When you and your beloved disagree, are you more interested in being right or being loving?

  • Right means you win (and someone loses!)
  • Loving means you seek understanding for the sake of the relationship.

Which do you think makes for a closer marriage?

Well, Captain Obvious, of course, the latter choice!

Obvious ain’t easy

As evident as it appears, the obvious choice proves to be the more challenging choice. Seeking understanding means forgetting about self for the moment. It stalls the self-focused defensive posture in favor of the other-focused desire for understanding. The second response works because it’s selfless.  

Shift from Self-centered

To choose understanding over winning marks the shift from self-centered to selfless. But, let’s acknowledge the reality, this shift requires some help!

Don’t we most naturally jump into the defensive posture to win an argument?

Yes, we naturally speed to the defensive posture when we feel threatened. The threat may be external, like a vehicle speeding in your direction, or internal, like a challenging point-of-view from your spouse. Whenever we perceive a threat, our automatic fight-or-flight response leaps to the defense.

Before we know it, we find ourselves knee-deep in an argument with our beloved over what we often (or eventually) count as something minor-if we can remember why we argued!

Choosing the other-than-natural response

How do we learn to respond rather than react? Good news, that’s one of the Holy Spirit’s primary functions!

Biblically and theologically, we label this change as sanctification. Practically, we realize this as a slow change into Christlikeness. The Spirit enables the willing believer to grow beyond the natural reactions of life into supra-natural responses of the spiritual life.

Natural reactions serve their God-given function to keep us safe, like jumping from the path of a speeding vehicle. However, the Spirit-enabled responses make choices/decisions to act according to God’s will.

Since God desires for us to act selflessly toward one another, His Spirit patiently works within the submitted believer to shift from self-centered reactions to selfless responses. Again, natural reactions focus on protecting oneself; supernatural responses focus on one’s relationship with God, expressed in relationships with others. It’s the outworking of loving God with your all and your neighbor as yourself!

Selflessness requires “crockpot” thinking

No, I didn’t write crackpot thinking, though you may wonder. A Spirit-developed responsive nature requires TIME UNDER HEAT! We want instantaneous spiritual changes. That’s. . . here it comes . . .very natural, but it’s not very spiritual!

Instead, God’s Spirit patiently works on us over time and through all kinds of difficult circumstances to make us like Jesus. Think about taking two same-sized roasts to the kitchen. Place one in a crockpot. Add the seasonings, liquids, and veggies to the pot—cook that roast for eight hours. Yum, you can smell the goodness now! In the end, you serve a tender, tasty dish.

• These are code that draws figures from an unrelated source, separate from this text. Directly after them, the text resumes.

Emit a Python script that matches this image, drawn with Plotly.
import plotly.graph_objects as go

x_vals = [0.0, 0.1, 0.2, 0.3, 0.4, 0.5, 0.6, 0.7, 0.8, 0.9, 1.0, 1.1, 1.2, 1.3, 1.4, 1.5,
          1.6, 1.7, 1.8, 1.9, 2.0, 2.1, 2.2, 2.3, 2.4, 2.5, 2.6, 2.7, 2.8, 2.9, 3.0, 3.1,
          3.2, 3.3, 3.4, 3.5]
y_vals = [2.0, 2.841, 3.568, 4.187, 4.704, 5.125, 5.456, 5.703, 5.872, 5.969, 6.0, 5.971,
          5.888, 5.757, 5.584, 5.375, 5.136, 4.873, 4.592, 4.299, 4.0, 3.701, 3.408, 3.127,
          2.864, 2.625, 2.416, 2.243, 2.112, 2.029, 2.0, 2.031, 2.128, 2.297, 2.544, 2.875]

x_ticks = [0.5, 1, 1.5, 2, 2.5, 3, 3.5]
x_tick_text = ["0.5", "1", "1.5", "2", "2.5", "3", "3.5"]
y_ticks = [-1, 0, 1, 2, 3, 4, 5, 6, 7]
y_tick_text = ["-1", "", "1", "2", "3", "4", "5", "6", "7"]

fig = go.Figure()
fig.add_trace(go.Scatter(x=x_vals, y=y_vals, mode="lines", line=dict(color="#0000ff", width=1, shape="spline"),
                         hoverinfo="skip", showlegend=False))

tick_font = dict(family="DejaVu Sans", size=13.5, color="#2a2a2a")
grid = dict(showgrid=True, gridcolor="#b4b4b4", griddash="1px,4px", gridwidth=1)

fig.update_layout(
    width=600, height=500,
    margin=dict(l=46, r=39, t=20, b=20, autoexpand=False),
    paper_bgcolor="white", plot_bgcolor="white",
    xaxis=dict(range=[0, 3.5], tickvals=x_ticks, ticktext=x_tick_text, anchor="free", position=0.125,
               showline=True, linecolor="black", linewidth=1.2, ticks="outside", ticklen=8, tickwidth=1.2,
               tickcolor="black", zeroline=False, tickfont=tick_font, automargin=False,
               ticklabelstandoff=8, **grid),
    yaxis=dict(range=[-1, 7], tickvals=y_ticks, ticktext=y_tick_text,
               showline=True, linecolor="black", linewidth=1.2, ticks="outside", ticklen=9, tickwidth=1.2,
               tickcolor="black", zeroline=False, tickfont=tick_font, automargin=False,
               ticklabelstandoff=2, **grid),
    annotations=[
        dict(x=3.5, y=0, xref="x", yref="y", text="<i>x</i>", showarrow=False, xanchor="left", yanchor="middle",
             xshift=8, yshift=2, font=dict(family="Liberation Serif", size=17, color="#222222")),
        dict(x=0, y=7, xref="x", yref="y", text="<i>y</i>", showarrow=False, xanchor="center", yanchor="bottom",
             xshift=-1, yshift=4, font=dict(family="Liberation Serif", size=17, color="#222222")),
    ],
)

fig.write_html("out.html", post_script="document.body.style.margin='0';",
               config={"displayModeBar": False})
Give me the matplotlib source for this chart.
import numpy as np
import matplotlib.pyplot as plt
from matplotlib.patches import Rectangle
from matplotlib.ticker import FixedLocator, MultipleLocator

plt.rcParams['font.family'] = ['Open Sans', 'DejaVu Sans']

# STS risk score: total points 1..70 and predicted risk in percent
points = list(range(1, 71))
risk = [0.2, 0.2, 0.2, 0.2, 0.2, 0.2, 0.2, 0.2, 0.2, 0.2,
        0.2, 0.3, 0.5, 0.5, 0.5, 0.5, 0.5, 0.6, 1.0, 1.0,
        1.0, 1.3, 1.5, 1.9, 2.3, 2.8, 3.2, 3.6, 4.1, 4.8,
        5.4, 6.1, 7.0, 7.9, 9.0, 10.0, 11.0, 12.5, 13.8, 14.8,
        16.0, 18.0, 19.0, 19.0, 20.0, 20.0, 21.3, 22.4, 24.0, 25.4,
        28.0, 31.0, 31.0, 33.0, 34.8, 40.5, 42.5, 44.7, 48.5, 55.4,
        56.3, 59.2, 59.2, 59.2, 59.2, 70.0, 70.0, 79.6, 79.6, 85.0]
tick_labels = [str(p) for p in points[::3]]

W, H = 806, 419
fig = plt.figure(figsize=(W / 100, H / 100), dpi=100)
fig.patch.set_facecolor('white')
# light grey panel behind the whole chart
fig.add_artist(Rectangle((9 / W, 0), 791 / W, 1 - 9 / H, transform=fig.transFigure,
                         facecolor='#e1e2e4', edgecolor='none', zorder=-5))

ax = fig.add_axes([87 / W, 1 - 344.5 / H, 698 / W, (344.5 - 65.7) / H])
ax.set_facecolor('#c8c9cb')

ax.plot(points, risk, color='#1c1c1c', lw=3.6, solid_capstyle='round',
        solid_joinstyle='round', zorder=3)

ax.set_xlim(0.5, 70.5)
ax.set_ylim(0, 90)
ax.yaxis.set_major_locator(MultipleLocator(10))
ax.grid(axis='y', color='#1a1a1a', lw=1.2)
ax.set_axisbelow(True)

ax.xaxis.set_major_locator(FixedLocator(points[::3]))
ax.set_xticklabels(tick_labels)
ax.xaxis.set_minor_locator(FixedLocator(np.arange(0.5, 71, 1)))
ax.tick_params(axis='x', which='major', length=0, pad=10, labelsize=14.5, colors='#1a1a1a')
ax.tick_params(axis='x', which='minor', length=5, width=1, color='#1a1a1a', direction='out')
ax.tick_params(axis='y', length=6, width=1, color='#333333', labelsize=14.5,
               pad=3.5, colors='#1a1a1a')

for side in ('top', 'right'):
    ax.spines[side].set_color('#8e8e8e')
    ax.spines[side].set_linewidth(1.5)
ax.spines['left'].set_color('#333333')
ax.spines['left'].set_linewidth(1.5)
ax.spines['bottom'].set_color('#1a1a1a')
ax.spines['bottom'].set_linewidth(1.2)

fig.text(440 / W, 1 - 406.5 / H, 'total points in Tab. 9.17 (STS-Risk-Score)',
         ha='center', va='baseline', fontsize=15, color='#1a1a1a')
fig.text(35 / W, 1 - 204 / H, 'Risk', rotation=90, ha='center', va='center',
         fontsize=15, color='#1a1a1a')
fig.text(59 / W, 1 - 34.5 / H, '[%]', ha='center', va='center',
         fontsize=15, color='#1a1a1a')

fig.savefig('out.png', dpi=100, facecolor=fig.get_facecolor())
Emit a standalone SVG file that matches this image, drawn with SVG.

Season the other roast and place it in the microwave. Nuke it until the probe shows that it has reached the desired internal temp. Now, when you take it from the microwave oven, you have a thoroughly cooked gray, tough, unpalatable piece of meat for dinner.

Which would you serve to your family? Likewise, God will not cut time-corners to deliver a “done” believer.

Circle back to the question

Back to the question, Right or Loving? Who doesn’t want to be loving? God desires that for us too.

Our desire intersects with God’s will as the Spirit brings God’s transforming power into the believer’s life. By His power, we become enabled to respond rather than react, at least over time and in submission.

That’s how we shift from self-centered to selfless, from natural to supernatural, from winning to loving.